Chaonici writes "Last Friday, the United States Department of Homeland Security (DHS) seized ten websites accused of selling counterfeit goods or trafficking in child pornography. However, in the process, about 84,000 unrelated websites were taken offline when the government mistakenly seized the domain of a large DNS provider, FreeDNS. By now, the mistake has been corrected and most of the websites' domains again point to the sites themselves, rather than an intimidating domain seizure image. In a press release, the DHS praised themselves for taking down those ten websites, but completely failed to acknowledge their massive blunder."

13 of 296 comments (clear)

  1. This raises an interesting question... by Senes · · Score: 5, Interesting

    How many people now have friends or family thinking they're pedophiles because of this little 'oops' from the government?

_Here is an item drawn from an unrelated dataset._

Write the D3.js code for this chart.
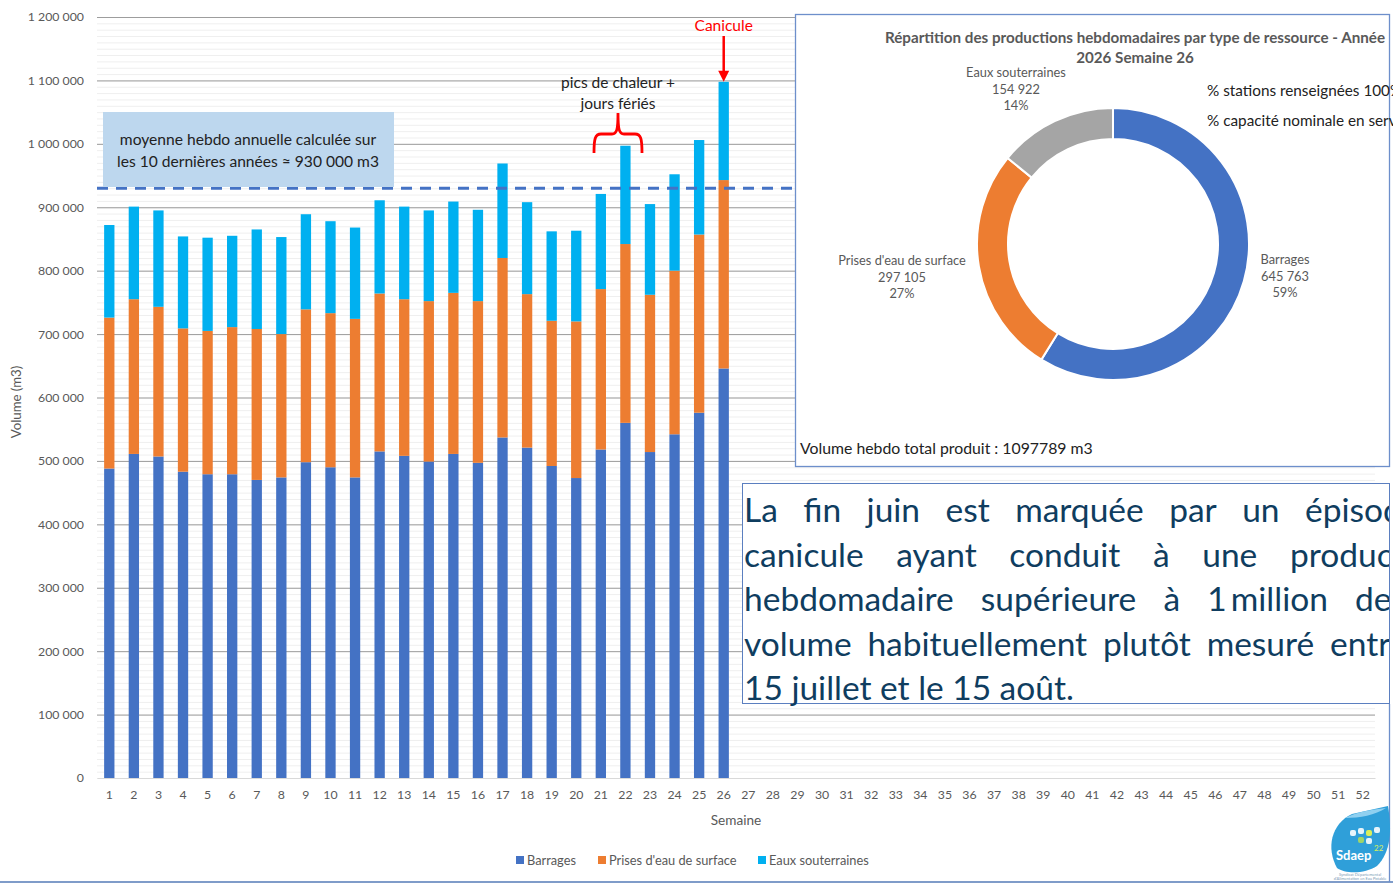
<!DOCTYPE html>
<html>
<head>
<meta charset="utf-8">
<style>
    body { margin: 0; background: #fff; }
    svg { display: block; font-family: Lato, "Open Sans", sans-serif; }
    .tick text { fill: #595959; font-size: 12.3px; font-family: Lato, "Open Sans", sans-serif; }
</style>
</head>
<body>
<svg width="1393" height="885"></svg>
<script src="https://d3js.org/d3.v7.min.js"></script>
<script>

// Data
var weeks = d3.range(1, 53);
var barrages = [488000, 511000, 507000, 483000, 479000, 479000, 470000, 474000, 498000, 490000,
                474000, 515000, 508000, 499000, 511000, 497000, 537000, 521000, 492000, 473000,
                518000, 560000, 514000, 542000, 576000, 645763];
var prises   = [238000, 244000, 236000, 226000, 226000, 232000, 238000, 226000, 241000, 243000,
                250000, 249000, 247000, 253000, 254000, 255000, 283000, 242000, 229000, 247000,
                253000, 282000, 248000, 258000, 281000, 297105];
var eaux     = [146000, 146000, 152000, 145000, 147000, 144000, 157000, 153000, 150000, 145000,
                144000, 147000, 146000, 143000, 144000, 144000, 149000, 145000, 141000, 143000,
                150000, 155000, 143000, 152000, 149000, 154922];
var seriesNames = ["Barrages", "Prises d'eau de surface", "Eaux souterraines"];
var seriesColors = ["#4472c4", "#ed7d31", "#00b0f0"];
var yTicks = [0, 100000, 200000, 300000, 400000, 500000, 600000, 700000, 800000, 900000, 1000000, 1100000, 1200000];
var moyenne = 930000;

var donutNames = ["Barrages", "Prises d'eau de surface", "Eaux souterraines"];
var donutValues = [645763, 297105, 154922];
var donutColors = ["#4472c4", "#ed7d31", "#a5a5a5"];
var totalProduit = 1097789;

var commentLines = [
    "La fin juin est marquée par un épisode de",
    "canicule ayant conduit à une production",
    "hebdomadaire supérieure à 1\u2009million de m3,",
    "volume habituellement plutôt mesuré entre le",
    "15 juillet et le 15 août."
];

var svg = d3.select("svg");
var fmt = function (v) { return d3.format(",")(v).replace(/,/g, " "); };

// Scales
var x = d3.scaleBand()
    .domain(weeks)
    .range([97, 1375])
    .paddingInner(0.58)
    .paddingOuter(0.29);

var y = d3.scaleLinear()
    .domain([0, 1200000])
    .range([778, 17]);

// minor gridlines
svg.append("g").selectAll("line")
    .data(y.ticks(120))
    .enter().append("line")
    .attr("x1", 97).attr("x2", 1375)
    .attr("y1", function (d) { return y(d) + 0.5; })
    .attr("y2", function (d) { return y(d) + 0.5; })
    .attr("stroke", "#efefef")
    .attr("stroke-width", 1);

// major gridlines
svg.append("g").selectAll("line")
    .data(yTicks.slice(1))
    .enter().append("line")
    .attr("x1", 97).attr("x2", 1375)
    .attr("y1", function (d) { return y(d) + 0.5; })
    .attr("y2", function (d) { return y(d) + 0.5; })
    .attr("stroke", "#9d9d9d")
    .attr("stroke-width", 1);

// axes
svg.append("g")
    .attr("transform", "translate(97,0)")
    .call(d3.axisLeft(y).tickValues(yTicks).tickSize(0).tickPadding(13).tickFormat(fmt))
    .call(function (g) { g.select(".domain").remove(); });

svg.append("g")
    .attr("transform", "translate(0,778)")
    .call(d3.axisBottom(x).tickSize(0).tickPadding(12))
    .call(function (g) { g.select(".domain").attr("stroke", "#d9d9d9"); });

svg.append("text")
    .attr("x", 736).attr("y", 825)
    .attr("text-anchor", "middle")
    .style("font-size", "13.6px").style("fill", "#595959")
    .text("Semaine");

svg.append("text")
    .attr("transform", "translate(21,402) rotate(-90)")
    .attr("text-anchor", "middle")
    .style("font-size", "13.2px").style("fill", "#595959")
    .text("Volume (m3)");

// stacked bars
var table = barrages.map(function (b, i) {
    var row = { week: weeks[i] };
    row[seriesNames[0]] = b;
    row[seriesNames[1]] = prises[i];
    row[seriesNames[2]] = eaux[i];
    return row;
});
var stacked = d3.stack().keys(seriesNames)(table);

svg.append("g").selectAll("g")
    .data(stacked)
    .enter().append("g")
    .attr("fill", function (d, i) { return seriesColors[i]; })
    .selectAll("rect")
    .data(function (d) { return d; })
    .enter().append("rect")
    .attr("x", function (d) { return x(d.data.week); })
    .attr("y", function (d) { return y(d[1]); })
    .attr("width", x.bandwidth())
    .attr("height", function (d) { return y(d[0]) - y(d[1]); });

// legend
var legend = svg.append("g").attr("transform", "translate(0,865)");
var legendX = [516, 598, 758];
seriesNames.forEach(function (n, i) {
    legend.append("rect").attr("x", legendX[i]).attr("y", -9).attr("width", 8).attr("height", 8).attr("fill", seriesColors[i]);
    legend.append("text").attr("x", legendX[i] + 11).attr("y", 0)
        .style("font-size", "12.8px").style("fill", "#595959").text(n);
});

// moyenne annotation
svg.append("line")
    .attr("x1", 97).attr("x2", 1375)
    .attr("y1", y(moyenne)).attr("y2", y(moyenne))
    .attr("stroke", "#4472c4")
    .attr("stroke-width", 3)
    .attr("stroke-dasharray", "11,8");

svg.append("rect")
    .attr("x", 103).attr("y", 112).attr("width", 291).attr("height", 75)
    .attr("fill", "#bdd7ee");
svg.append("text")
    .attr("x", 248).attr("y", 145)
    .attr("text-anchor", "middle")
    .style("font-size", "15.6px").style("fill", "#222")
    .text("moyenne hebdo annuelle calculée sur");
svg.append("text")
    .attr("x", 248).attr("y", 167)
    .attr("text-anchor", "middle")
    .style("font-size", "15.6px").style("fill", "#222")
    .text("les 10 dernières années \u2248  930 000 m3");

// pics de chaleur annotation
var bx = 618;
svg.append("text").attr("x", bx).attr("y", 88).attr("text-anchor", "middle")
    .style("font-size", "15.5px").style("fill", "#222").text("pics de chaleur +");
svg.append("text").attr("x", bx).attr("y", 109).attr("text-anchor", "middle")
    .style("font-size", "15.5px").style("fill", "#222").text("jours fériés");
svg.append("path")
    .attr("d", "M" + (bx - 24) + ",153 C" + (bx - 24) + ",139 " + (bx - 23) + ",134 " + (bx - 17) + ",134" +
               " L" + (bx - 6) + ",134 C" + (bx - 1) + ",134 " + bx + ",129 " + bx + ",113" +
               " M" + bx + ",113 C" + bx + ",129 " + (bx + 1) + ",134 " + (bx + 6) + ",134" +
               " L" + (bx + 17) + ",134 C" + (bx + 23) + ",134 " + (bx + 24) + ",139 " + (bx + 24) + ",153")
    .attr("fill", "none")
    .attr("stroke", "#ff0000")
    .attr("stroke-width", 2.8);

// Canicule annotation
var cx26 = x(26) + x.bandwidth() / 2;
var top26 = y(barrages[25] + prises[25] + eaux[25]);
svg.append("text").attr("x", cx26).attr("y", 31).attr("text-anchor", "middle")
    .style("font-size", "15.5px").style("fill", "#ff0000").text("Canicule");
svg.append("line")
    .attr("x1", cx26).attr("x2", cx26).attr("y1", 36).attr("y2", top26 - 8)
    .attr("stroke", "#ff0000").attr("stroke-width", 2.5);
svg.append("path")
    .attr("d", "M" + (cx26 - 5.5) + "," + (top26 - 11) + " L" + (cx26 + 5.5) + "," + (top26 - 11) + " L" + cx26 + "," + top26 + " Z")
    .attr("fill", "#ff0000");

// Donut panel
var panel = svg.append("g");
panel.append("rect")
    .attr("x", 795.5).attr("y", 14.5).attr("width", 594).attr("height", 452)
    .attr("fill", "#fff").attr("stroke", "#6d8fcb").attr("stroke-width", 1.3);

panel.append("text").attr("x", 1135).attr("y", 43).attr("text-anchor", "middle")
    .style("font-size", "15.2px").style("font-weight", "bold").style("fill", "#595959")
    .text("Répartition des productions hebdomadaires par type de ressource - Année");
panel.append("text").attr("x", 1135).attr("y", 63).attr("text-anchor", "middle")
    .style("font-size", "15.2px").style("font-weight", "bold").style("fill", "#595959")
    .text("2026 Semaine 26");

var pie = d3.pie().sort(null).value(function (d) { return d; });
var arc = d3.arc().innerRadius(105).outerRadius(136);
var arcs = pie(donutValues);
var donut = panel.append("g").attr("transform", "translate(1113,244)");
donut.selectAll("path")
    .data(arcs)
    .enter().append("path")
    .attr("d", arc)
    .attr("fill", function (d, i) { return donutColors[i]; })
    .attr("stroke", "#fff")
    .attr("stroke-width", 2);

var donutTotal = d3.sum(donutValues);
var labelPos = [[1285, 264], [902, 265], [1016, 77]];
arcs.forEach(function (a, i) {
    var t = panel.append("text")
        .attr("text-anchor", "middle")
        .style("font-size", "12.8px").style("fill", "#595959");
    var lines = [donutNames[i], fmt(a.data), Math.round(100 * a.data / donutTotal) + "%"];
    lines.forEach(function (l, k) {
        t.append("tspan").attr("x", labelPos[i][0]).attr("y", labelPos[i][1] + k * 16.5).text(l);
    });
});

panel.append("text").attr("x", 1207).attr("y", 96)
    .style("font-size", "15.3px").style("fill", "#222").text("% stations renseignées 100%");
panel.append("text").attr("x", 1207).attr("y", 126)
    .style("font-size", "15.3px").style("fill", "#222").text("% capacité nominale en service");
panel.append("text").attr("x", 800).attr("y", 454)
    .style("font-size", "15.8px").style("fill", "#222").text("Volume hebdo total produit : " + totalProduit + " m3");

// Commentary text box
var box = svg.append("g");
box.append("clipPath").attr("id", "boxclip")
    .append("rect").attr("x", 742).attr("y", 483).attr("width", 647).attr("height", 240);
box.append("rect")
    .attr("x", 742.5).attr("y", 483.5).attr("width", 647).attr("height", 220)
    .attr("fill", "#fff").attr("stroke", "#5b7fc0").attr("stroke-width", 1);

var anchors = [[7, 1305], [5, 1290], [4, 1355], [4, 1330], null];
var textG = box.append("g").attr("clip-path", "url(#boxclip)");
commentLines.forEach(function (line, li) {
    var words = line.split(" ");
    var baseY = 522 + li * 44.5;
    var nodes = words.map(function (w) {
        return textG.append("text")
            .attr("y", baseY)
            .style("font-size", "33.5px").style("fill", "#0f3d5f")
            .text(w);
    });
    var widths = nodes.map(function (n) { return n.node().getComputedTextLength(); });
    var gap = 8.5;
    if (anchors[li]) {
        var k = anchors[li][0];
        gap = (anchors[li][1] - 744 - d3.sum(widths.slice(0, k))) / k;
    }
    var xPos = 744;
    nodes.forEach(function (n, i) {
        n.attr("x", xPos);
        xPos += widths[i] + gap;
    });
});

// outer frame
svg.append("line").attr("x1", 0).attr("x2", 1393).attr("y1", 882).attr("y2", 882)
    .attr("stroke", "#7f9cc9").attr("stroke-width", 2);
svg.append("line").attr("x1", 1389.5).attr("x2", 1389.5).attr("y1", 704).attr("y2", 882)
    .attr("stroke", "#6d8fcb").attr("stroke-width", 1.3);

// logo
var logo = svg.append("g");
logo.append("path")
    .attr("d", "M1337,868 C1326,848 1331,824 1352,814 L1388,806 C1392,830 1391,852 1377,866 C1365,874 1345,874 1337,868 Z")
    .attr("fill", "#2f9fd9");
logo.append("path")
    .attr("d", "M1345,818 C1356,812 1370,810 1386,808 C1375,815 1360,818 1345,818 Z")
    .attr("fill", "#8fd0f0");
[[1350, 830, "#e6f4fb"], [1358, 828, "#e6f4fb"], [1366, 830, "#d9ef5a"], [1374, 827, "#e6f4fb"], [1358, 837, "#9fd56a"], [1366, 838, "#e6f4fb"]]
    .forEach(function (p) {
        logo.append("rect").attr("x", p[0]).attr("y", p[1]).attr("width", 6).attr("height", 6).attr("rx", 2).attr("fill", p[2]);
    });
logo.append("text").attr("x", 1336).attr("y", 860)
    .style("font-size", "13px").style("font-weight", "bold").style("fill", "#fff").text("Sdaep");
logo.append("text").attr("x", 1374).attr("y", 851)
    .style("font-size", "8px").style("fill", "#d9ef5a").text("22");
logo.append("text").attr("x", 1360).attr("y", 876).attr("text-anchor", "middle")
    .style("font-size", "4px").style("fill", "#7b9bb5").text("Syndicat Départemental");
logo.append("text").attr("x", 1360).attr("y", 880).attr("text-anchor", "middle")
    .style("font-size", "4px").style("fill", "#7b9bb5").text("d'Alimentation en Eau Potable");

</script>
</body>
</html>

    1. Re:This raises an interesting question... by betterunixthanunix · · Score: 5, Insightful

      The followup question is more important: how many people will be willing to believe that it was all a mistake, as opposed to simply assuming that if the government calls someone a pedophile that person should be treated like the devil incarnate? People who are accused of anything related to child pornography can find their reputations tarnished years later, even if they are acquitted or if the charges are dropped. No rational thought it applied once the magic words are spoken.

      --
      Palm trees and 8
  2. Re:Welcome to the USA by Garridan · · Score: 5, Insightful

    Indeed. If I were among these 84,000 site owners, I would be talking to a lawyer about a very large libel suit.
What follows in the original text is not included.